**Recorded data**
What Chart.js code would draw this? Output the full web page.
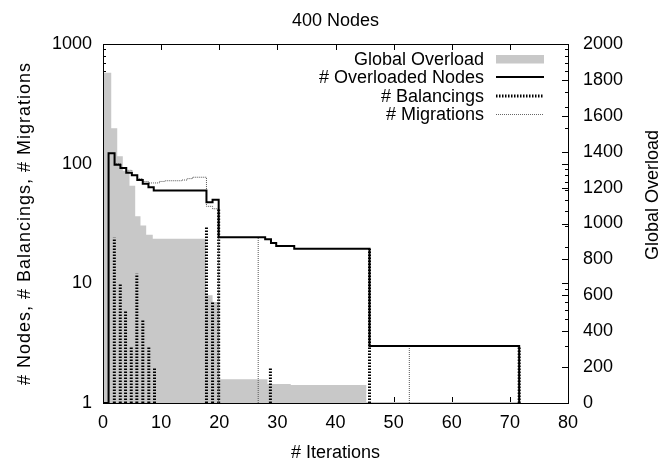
<!DOCTYPE html>
<html>
<head>
<meta charset="utf-8">
<script src="https://cdn.jsdelivr.net/npm/chart.js@4.4.1/dist/chart.umd.min.js"></script>
<style>
  html, body { margin: 0; padding: 0; background: #fff; }
  #wrap { position: relative; width: 659px; height: 461px; }
</style>
</head>
<body>
<div id="wrap"><canvas id="c"></canvas></div>
<script>
// ---- tick labels ----
const xTicks = [0, 10, 20, 30, 40, 50, 60, 70, 80];
const yLeftTicks = [1, 10, 100, 1000];
const yRightTicks = [0, 200, 400, 600, 800, 1000, 1200, 1400, 1600, 1800, 2000];

// ---- Global Overload (right axis), step boundaries and values ----
const overloadX = [0, 1.42, 2.45, 3.41, 4.56, 5.54, 6.45, 7.43, 8.56, 17.7, 18.85, 20.0, 28.3, 32.3, 45.3, 71.6];
const overloadV = [1840, 1530, 1374, 1294, 1211, 1040, 989, 937, 915, 600, 563, 132, 106, 100, 6, 0];

// ---- # Overloaded Nodes (left log axis), steps ----
const nodesX = [0, 0.96, 1.99, 3.0, 4.0, 4.96, 5.9, 6.84, 7.82, 8.73, 17.8, 18.85, 19.9, 27.9, 28.9, 29.8, 32.9, 45.85, 71.6];
const nodesV = [1, 122, 98, 92, 84, 80, 73, 68, 63.5, 59.6, 47.6, 50, 24.3, 23.3, 21.7, 20.5, 19.5, 3, 1];

// ---- # Balancings (impulses) ----
const balX = [1.95, 2.97, 3.88, 4.86, 5.82, 6.85, 7.88, 8.86, 17.8, 18.85, 19.9, 28.8, 45.85, 71.6];
const balV = [24, 10, 6, 3, 12, 5, 3, 2, 30, 7, 42, 2, 19.5, 3];

// ---- # Migrations (steps, then impulses) ----
const migX = [0.96, 1.99, 3.0, 4.0, 4.96, 5.9, 6.84, 7.82, 8.73, 9.7, 10.7, 11.6, 12.6, 13.5, 14.5, 15.4, 16.4, 17.8, 18.85, 19.9];
const migV = [122, 100, 92, 88, 80, 75, 71, 69, 69, 71, 72, 72, 72, 73, 75, 77, 77, 44, 42, 1];
const migImpX = [26.7, 52.7];
const migImpV = [24, 3];

const FONT = "'Liberation Sans', Arial, Helvetica, sans-serif";
const FSIZE = 18;
const GRAY = '#c8c8c8';

function pairs(xs, vs) { return xs.map((x, i) => ({ x: x, y: vs[i] })); }
function impulses(xs, vs) {
  const out = [];
  xs.forEach((x, i) => { out.push({ x: x, y: 1 }, { x: x, y: vs[i] }, { x: x, y: null }); });
  return out;
}

const migData = pairs(migX, migV).concat([{ x: migX[migX.length - 1], y: null }], impulses(migImpX, migImpV));

Chart.defaults.font.family = FONT;
Chart.defaults.font.size = FSIZE;
Chart.defaults.color = '#000';

const ticksPlugin = {
  id: 'gpTicks',
  beforeDatasetsDraw(chart) {
    const ctx = chart.ctx, a = chart.chartArea;
    const sx = chart.scales.x, sy = chart.scales.y, sy2 = chart.scales.y2;
    ctx.save();
    ctx.strokeStyle = '#000';
    ctx.lineWidth = 1;
    ctx.beginPath();
    xTicks.forEach(v => {
      const p = Math.round(sx.getPixelForValue(v)) + 0.5;
      ctx.moveTo(p, a.bottom); ctx.lineTo(p, a.bottom - 6);
      ctx.moveTo(p, a.top); ctx.lineTo(p, a.top + 6);
    });
    for (let d = 1; d < 1000; d *= 10) {
      for (let m = 1; m <= 10; m++) {
        const v = d * m;
        const p = Math.round(sy.getPixelForValue(v)) + 0.5;
        const len = (m === 1 || m === 10) ? 6 : 3;
        ctx.moveTo(a.left, p); ctx.lineTo(a.left + len, p);
        ctx.moveTo(a.right, p); ctx.lineTo(a.right - len, p);
      }
    }
    yRightTicks.forEach(v => {
      const p = Math.round(sy2.getPixelForValue(v)) + 0.5;
      ctx.moveTo(a.right, p); ctx.lineTo(a.right - 6, p);
    });
    ctx.stroke();
    ctx.restore();
  },
  afterDatasetsDraw(chart) {
    const ctx = chart.ctx, a = chart.chartArea;
    ctx.save();
    ctx.strokeStyle = '#000';
    ctx.lineWidth = 1;
    ctx.strokeRect(Math.round(a.left) + 0.5, Math.round(a.top) + 0.5,
                   Math.round(a.right - a.left), Math.round(a.bottom - a.top));
    ctx.restore();
  },
  afterDraw(chart) {
    const ctx = chart.ctx, a = chart.chartArea;
    ctx.save();
    ctx.fillStyle = '#000';
    ctx.font = FSIZE + 'px ' + FONT;
    ctx.textBaseline = 'alphabetic';
    // title
    ctx.textAlign = 'center';
    ctx.fillText('400 Nodes', (a.left + a.right) / 2, 26);
    // x title
    ctx.fillText('# Iterations', (a.left + a.right) / 2, 458);
    // left title
    ctx.save();
    ctx.translate(29.5, (a.top + a.bottom) / 2);
    ctx.rotate(-Math.PI / 2);
    if ('letterSpacing' in ctx) ctx.letterSpacing = '1px';
    ctx.fillText('# Nodes, # Balancings, # Migrations', 0, 0);
    ctx.restore();
    // right title
    ctx.save();
    ctx.translate(658, 195);
    ctx.rotate(-Math.PI / 2);
    ctx.fillText('Global Overload', 0, 0);
    ctx.restore();
    // legend
    ctx.textAlign = 'right';
    const tx = 484, x1 = 496, x2 = 544;
    const rows = ['Global Overload', '# Overloaded Nodes', '# Balancings', '# Migrations'];
    const base = [64.5, 83, 101.5, 120];
    rows.forEach((t, i) => ctx.fillText(t, tx, base[i]));
    ctx.fillStyle = GRAY;
    ctx.fillRect(x1, 55, x2 - x1, 8.5);
    ctx.strokeStyle = '#000';
    ctx.lineWidth = 2;
    ctx.beginPath(); ctx.moveTo(x1, 77); ctx.lineTo(x2, 77); ctx.stroke();
    ctx.lineWidth = 3;
    ctx.setLineDash([1.5, 1.5]);
    ctx.beginPath(); ctx.moveTo(x1, 96); ctx.lineTo(x2, 96); ctx.stroke();
    ctx.lineWidth = 1;
    ctx.strokeStyle = '#666';
    ctx.setLineDash([1, 1]);
    ctx.beginPath(); ctx.moveTo(x1, 114.5); ctx.lineTo(x2, 114.5); ctx.stroke();
    ctx.restore();
  }
};

new Chart(document.getElementById('c'), {
  type: 'line',
  data: {
    datasets: [
      {
        label: '# Overloaded Nodes',
        data: pairs(nodesX, nodesV),
        yAxisID: 'y',
        stepped: true,
        borderColor: '#000',
        borderWidth: 2,
        pointRadius: 0,
        fill: false,
        order: 1
      },
      {
        label: '# Migrations',
        data: migData,
        yAxisID: 'y',
        stepped: true,
        borderColor: '#555',
        borderWidth: 1,
        borderDash: [1, 1],
        pointRadius: 0,
        fill: false,
        order: 2
      },
      {
        label: '# Balancings',
        data: impulses(balX, balV),
        yAxisID: 'y',
        stepped: true,
        borderColor: '#000',
        borderWidth: 3,
        borderDash: [1.5, 1.5],
        pointRadius: 0,
        fill: false,
        order: 3
      },
      {
        label: 'Global Overload',
        data: pairs(overloadX, overloadV),
        yAxisID: 'y2',
        stepped: true,
        borderWidth: 0,
        borderColor: GRAY,
        backgroundColor: GRAY,
        pointRadius: 0,
        fill: 'origin',
        order: 4
      }
    ]
  },
  options: {
    responsive: true,
    maintainAspectRatio: false,
    animation: false,
    events: [],
    layout: { padding: { top: 44, left: 0, right: 0, bottom: 0 } },
    plugins: { legend: { display: false }, tooltip: { enabled: false }, title: { display: false } },
    scales: {
      x: {
        type: 'linear',
        position: 'bottom',
        min: 0, max: 80,
        grid: { display: false, drawTicks: false },
        border: { display: false },
        ticks: { padding: 9, maxRotation: 0, callback: v => String(v) },
        afterBuildTicks: s => { s.ticks = xTicks.map(v => ({ value: v })); },
        afterFit: s => { s.height = 58; }
      },
      y: {
        type: 'logarithmic',
        position: 'left',
        min: 1, max: 1000,
        grid: { display: false, drawTicks: false },
        border: { display: false },
        ticks: { padding: 11, callback: v => String(v) },
        afterBuildTicks: s => { s.ticks = yLeftTicks.map(v => ({ value: v })); },
        afterFit: s => { s.width = 103; }
      },
      y2: {
        type: 'linear',
        position: 'right',
        min: 0, max: 2000,
        grid: { display: false, drawTicks: false },
        border: { display: false },
        ticks: { padding: 15, callback: v => String(v) },
        afterBuildTicks: s => { s.ticks = yRightTicks.map(v => ({ value: v })); },
        afterFit: s => { s.width = 91; }
      }
    }
  },
  plugins: [ticksPlugin]
});
</script>
</body>
</html>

**Exercise instructions**
Skip the pictures and restate exactly the lines from the beginning of the listing to the line with "19.5, 3, 1];", that line included.

**Written answer**
What Chart.js code would draw this? Output the full web page.
<!DOCTYPE html>
<html>
<head>
<meta charset="utf-8">
<script src="https://cdn.jsdelivr.net/npm/chart.js@4.4.1/dist/chart.umd.min.js"></script>
<style>
  html, body { margin: 0; padding: 0; background: #fff; }
  #wrap { position: relative; width: 659px; height: 461px; }
</style>
</head>
<body>
<div id="wrap"><canvas id="c"></canvas></div>
<script>
// ---- tick labels ----
const xTicks = [0, 10, 20, 30, 40, 50, 60, 70, 80];
const yLeftTicks = [1, 10, 100, 1000];
const yRightTicks = [0, 200, 400, 600, 800, 1000, 1200, 1400, 1600, 1800, 2000];

// ---- Global Overload (right axis), step boundaries and values ----
const overloadX = [0, 1.42, 2.45, 3.41, 4.56, 5.54, 6.45, 7.43, 8.56, 17.7, 18.85, 20.0, 28.3, 32.3, 45.3, 71.6];
const overloadV = [1840, 1530, 1374, 1294, 1211, 1040, 989, 937, 915, 600, 563, 132, 106, 100, 6, 0];

// ---- # Overloaded Nodes (left log axis), steps ----
const nodesX = [0, 0.96, 1.99, 3.0, 4.0, 4.96, 5.9, 6.84, 7.82, 8.73, 17.8, 18.85, 19.9, 27.9, 28.9, 29.8, 32.9, 45.85, 71.6];
const nodesV = [1, 122, 98, 92, 84, 80, 73, 68, 63.5, 59.6, 47.6, 50, 24.3, 23.3, 21.7, 20.5, 19.5, 3, 1];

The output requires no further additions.